By Joshua Burrell, Managing Editor

Through the 2019-2020 fiscal year, Morehouse College raised more funds than any other year in its 154-year history. In a single year, President David Thomas and the Office of Institutional Advancement worked to increase institutional fundraising by approximately 500%. That fiscal year more than ever, Morehouse College has shown its dedication to its mission to support its students and faculty.

 

A total of 5,366 benefactors and an 18% alumni participation resulted in $107,163,868 gifted to the college. Highlights include $261,300 raised for COVID-19 Student Emergency Funds, a $1,124,266 donation sum from Giving Tuesdays on December 3, 2019, and May 5, 2020 and a whopping $3,581,720 earned at the “Candle in the Dark” Gala in 2019.

 

These highlights do not include the $34 million inaugural gift from the Robert Smith Foundation; the establishment of the $40 million Dr. Michael L. Lomax Student Success Scholarship program by philanthropists Patty Quillin and Reed Hastings; and a $13 million gift from the Oprah Winfrey Foundation that expanded Morehouse’s largest endowment to a total of $25 million.

 

Despite common perception, donations and monetary gifts aren’t given to Morehouse solely because of Morehouse’s esteem. There’s an important human element involved, too. Monique Dozier, Vice President for Institutional Advancement & Chief Advancement Office; James E. Shaw, Interim Director, Corporate and Foundation Relations; and other members of the Office of Institutional Advancement have been instrumental in Morehouse’s 2019-2020 financial leaps.

 

The Office of Institutional Advancement allocates significant effort to build, maintain, and strengthen relationships with benefactors and donors. Morehouse benefactors include alumni, faculty, corporate, and foundation contributions.

 

After seeing frequent donations to Morehouse over this past year, it is easy to ask, “Where does the money go?” and “How will this impact student life?” The answers lie in the fund’s objectives, be they restricted, unrestricted, endowment, or capital.

 

Eighty percent of fundraising objectives from the 2019-2020 financial year have been restricted. Those funds are allocated to specific projects and/or initiatives that the benefactor chooses. Those funds have gone toward student scholarship programs and financial aid.

 

The 2019-2020 Annual Giving Impact report illustrates how restricted funds impact students. Of 2,321 enrolled students, 94% in 2019-2020 received financial aid from Morehouse. Nearly 60% of those students came from households that earn less than $40,000 per year. In the shape of scholarship programs, restricted funds from benefactors support students through their matriculation.
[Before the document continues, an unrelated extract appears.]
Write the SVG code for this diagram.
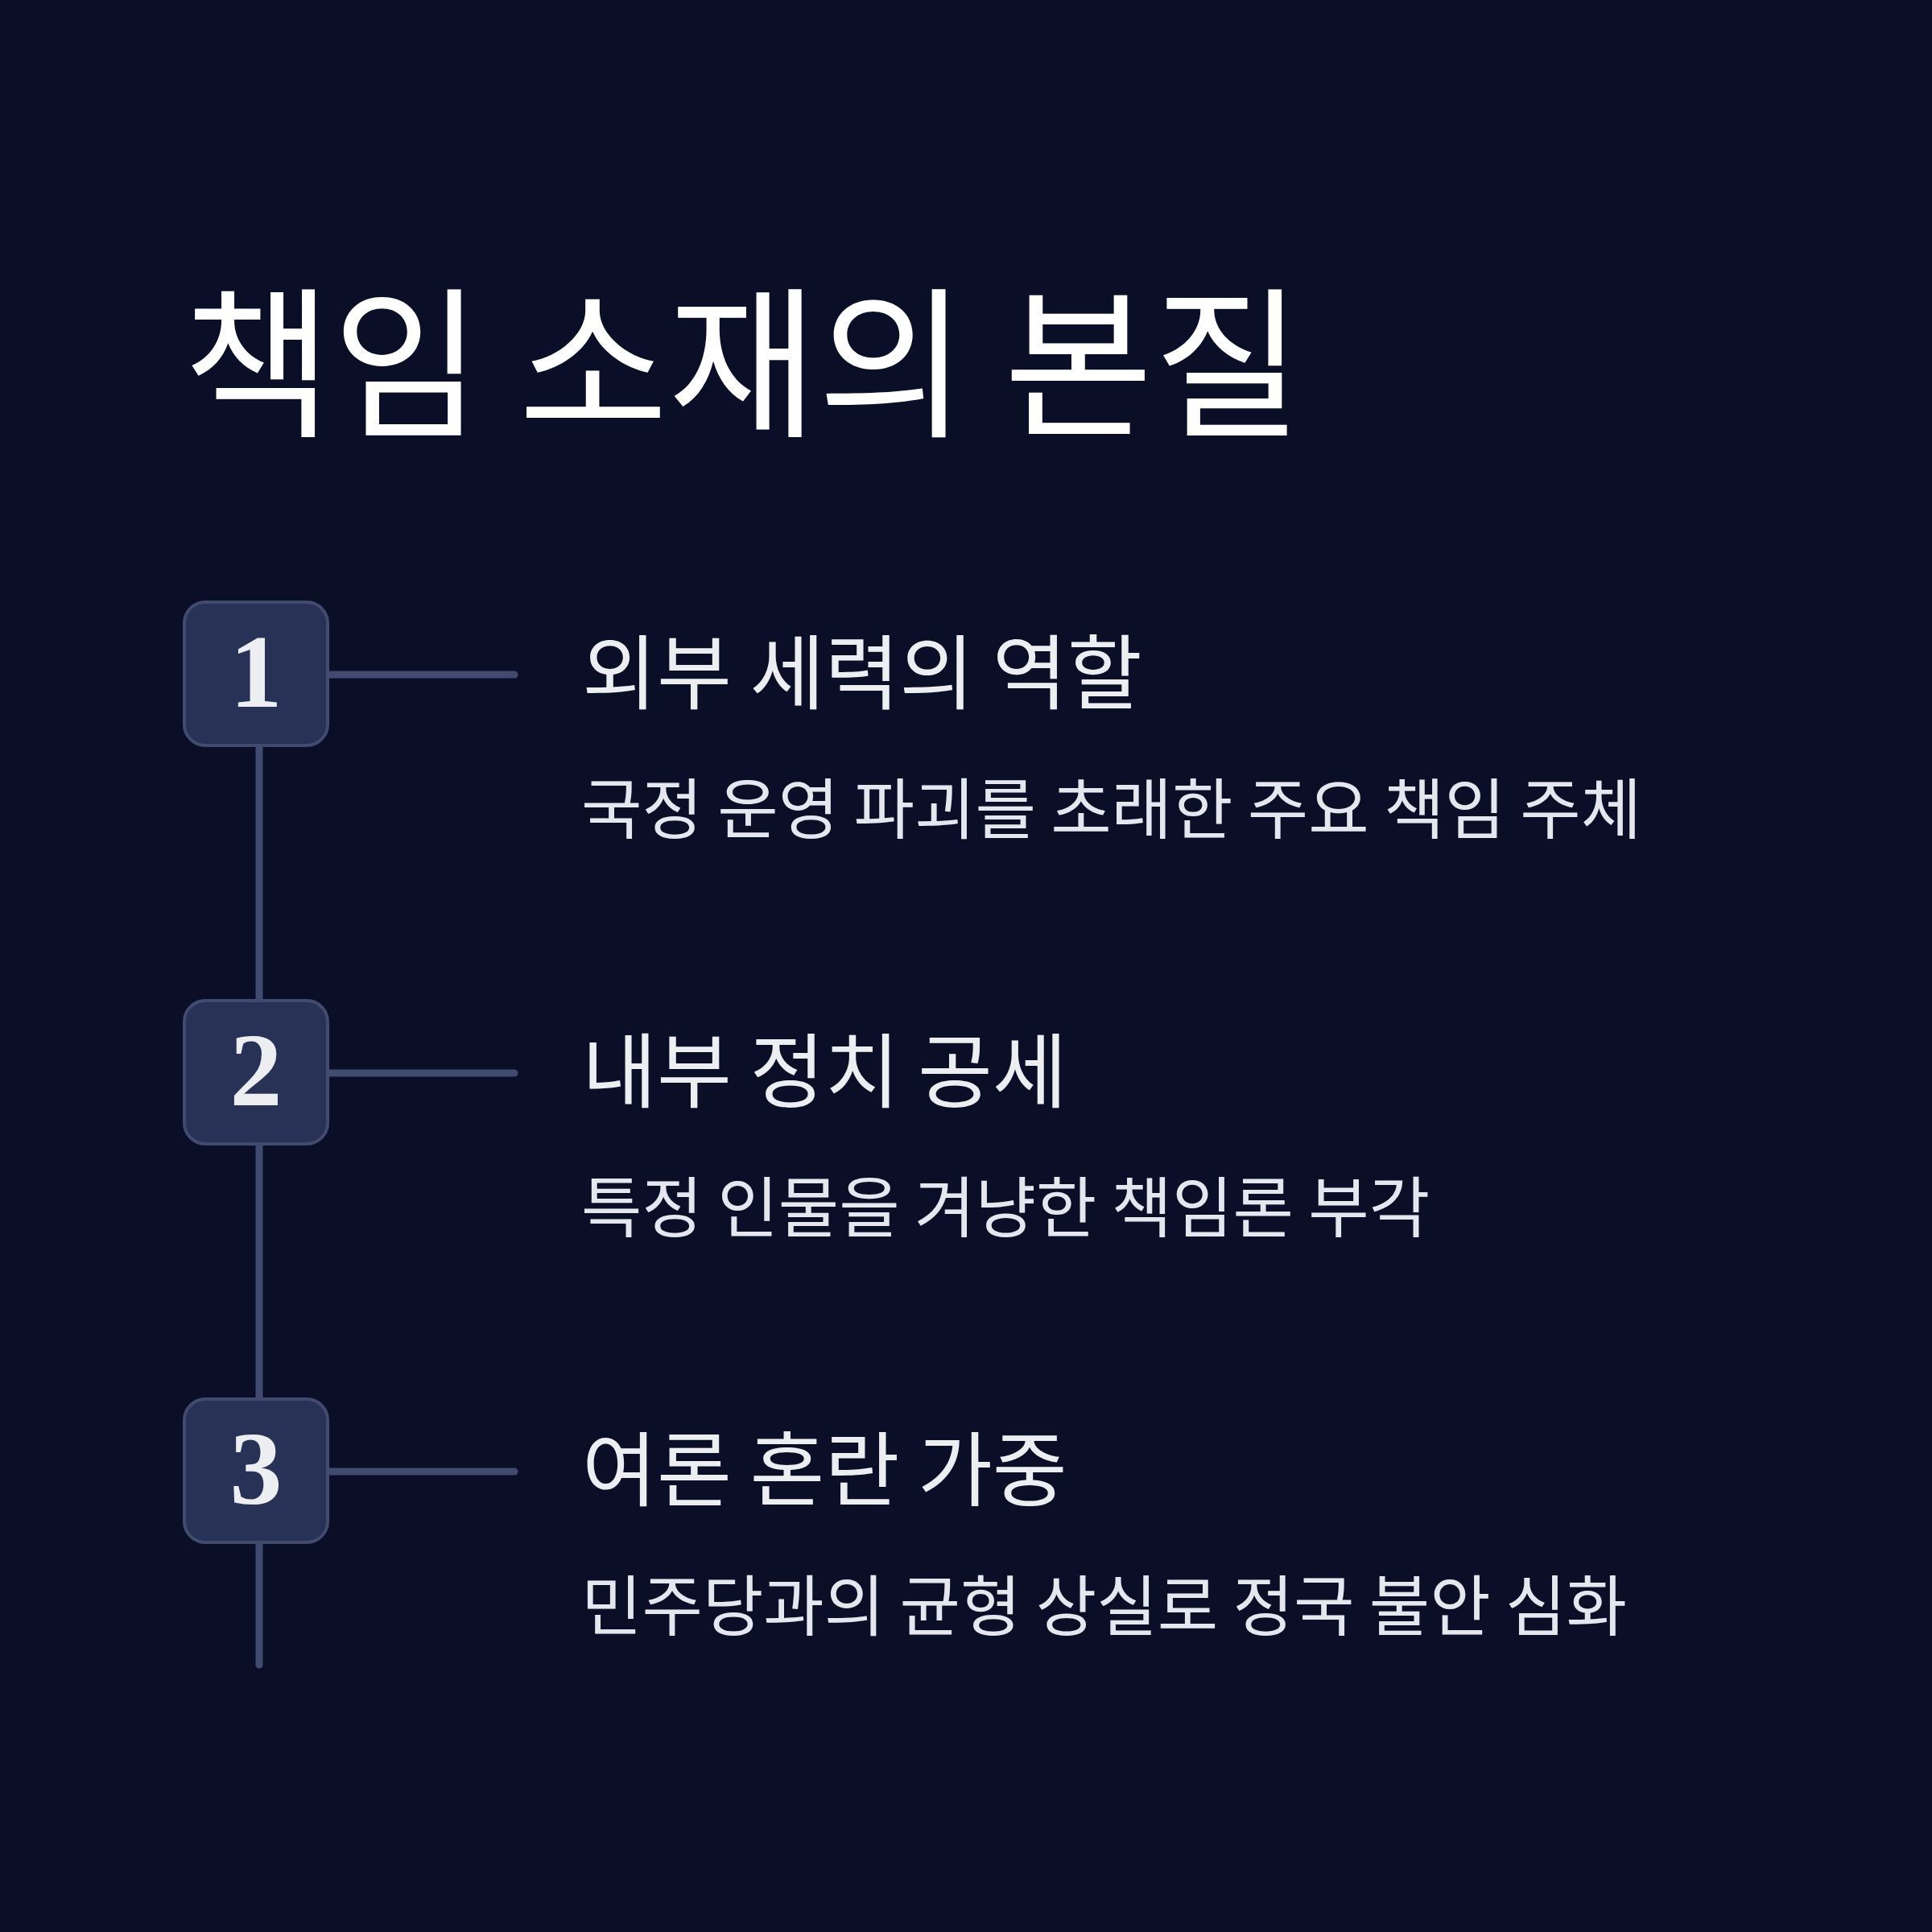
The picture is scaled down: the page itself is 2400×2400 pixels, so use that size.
<svg xmlns="http://www.w3.org/2000/svg" width="2400" height="2400" viewBox="0 0 2400 2400">
<style>
.title{font-family:"Noto Sans CJK KR","Noto Sans",sans-serif;font-size:202px;fill:#ffffff;font-weight:400}
.head{font-family:"Noto Sans CJK KR","Noto Sans",sans-serif;font-size:101px;fill:#eceef2}
.sub{font-family:"Noto Sans CJK KR","Noto Sans",sans-serif;font-size:82px;fill:#e4e7ee}
.box{fill:#283256;stroke:#414b70;stroke-width:4}
.num{font-family:"Liberation Serif","Times New Roman",serif;font-weight:bold;font-size:130px;fill:#eceef2;text-anchor:middle}
.conn{stroke:#414b70;stroke-width:9;stroke-linecap:round;fill:none}
</style>
<rect width="2400" height="2400" fill="#0a0e27"/>
<text class="title" x="227" y="527">책임 소재의 본질</text>
<g id="connectors">
<line class="conn" x1="322" y1="900" x2="322" y2="2068"/>
<line class="conn" x1="400" y1="838" x2="639" y2="838"/>
<line class="conn" x1="400" y1="1333" x2="639" y2="1333"/>
<line class="conn" x1="400" y1="1828" x2="639" y2="1828"/>
</g>
<g id="node1">
<rect class="box" x="229" y="748" width="178" height="178" rx="26"/>
<text class="num" x="318" y="878">1</text>
<text class="head" x="723" y="873">외부 세력의 역할</text>
<text class="sub" x="722" y="1035">국정 운영 파괴를 초래한 주요 책임 주체</text>
</g>
<g id="node2">
<rect class="box" x="229" y="1243" width="178" height="178" rx="26"/>
<text class="num" x="318" y="1373">2</text>
<text class="head" x="723" y="1368">내부 정치 공세</text>
<text class="sub" x="722" y="1530">특정 인물을 겨냥한 책임론 부각</text>
</g>
<g id="node3">
<rect class="box" x="229" y="1738" width="178" height="178" rx="26"/>
<text class="num" x="318" y="1868">3</text>
<text class="head" x="723" y="1863">여론 혼란 가중</text>
<text class="sub" x="722" y="2025">민주당과의 균형 상실로 정국 불안 심화</text>
</g>
</svg>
This ensures more Morehouse students may graduate without debt.

 

While restricted funds are useful in alleviating some student debt, there must be a priority in garnering unrestricted funds. Unrestricted funds are allocated to the institution’s operational and infrastructural needs. Unrestricted funds would give Morehouse the freedom to invest in campus beautification like renovating dorms and academic buildings or building new recreational spaces and lounges.

 

After students were evacuated from campus in March during the wake of COVID-19, Morehouse’s first step was transitioning learning to a virtual setting. That adjustment caused important unmet student needs.

 

In response, Morehouse associates and alumni contributed to the Student Emergency Fund that raised $261,300 to alleviate problems that arose from the unforeseen pandemic. Of that fund, 70% was applied to students’ housing and food insecurity, 14% addressed technology challenges and another 14% was applied to financial challenges. The donors showed with their actions the impact of Morehouse’s brotherhood and network.

 

Fundraising efforts through the 2019-2020 financial year have exemplified Morehouse, benefactor, and alumni dedication to the Morehouse mission. Despite external challenges and through 154 years, Morehouse College has been steadfast in providing development and discipline to all people who call the House their home.